The best kind of love is this love. The no-matter-what love. Why is mommy telling you so much about this? Because, this is what I want you to look for in every single person you meet at school. I want you to see that every friend in your class is worthy of being loved by someone no-matter-what, just like you. It may be their mom and dad. Or maybe they don’t have a mom, or don’t have a dad. Then maybe their no-matter-what-love comes from their grandma or grandpa. Or maybe from their aunt or uncle. Or their brother or sister. Or maybe they have two moms or two dads and that’s where their no-matter-what-love comes from. Or maybe they have a mom and no dad or a dad and no mom. Every story of your friends’ families will be different. I want you to notice all these differences. And I want you to know that no matter if their skin color is white or brown, hair is black or blonde, eyes are brown or green, no matter if they are tall or short, like math or recess, science or music, they are just like you where it matters.
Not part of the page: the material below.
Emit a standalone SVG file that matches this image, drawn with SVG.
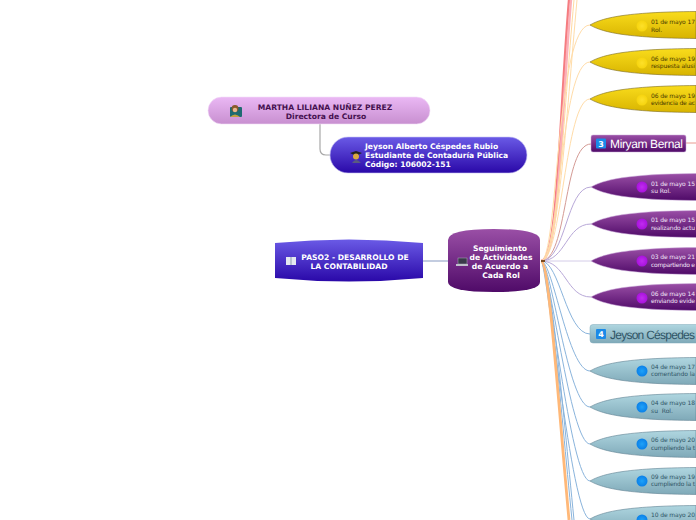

You can be mad or disappointed or happy about their actions, but they are people that deserve no-matter-what love.

Sometimes, you might see other kids that don’t see this about others in your class, or maybe they don’t see this about you. They may bully others or make fun of others because of what they eat, because of what they wear, because of their skin color, because they believe in God or they don’t believe in God. It happens to kids and to grown-ups too! I think that is because they forget that we are all the same in the middle. That we all deserve to have someone love us no-matter-what.

It makes me panic that I cannot be at school with you every day, telling everyone that I love you, and that everything that makes you different is what I love about you, but this is a part of growing up, and this is what everyone else in your class is going through. You are going to learn about everyone’s differences, and I want you to notice them, I want you to think about how they are different from you and how they are like you and know that everyone is worthy of love. If you get nothing else from this year of school, focus on this. Focus on opening your eyes to all the differences and know that everyone is worthy of no-matter-what love.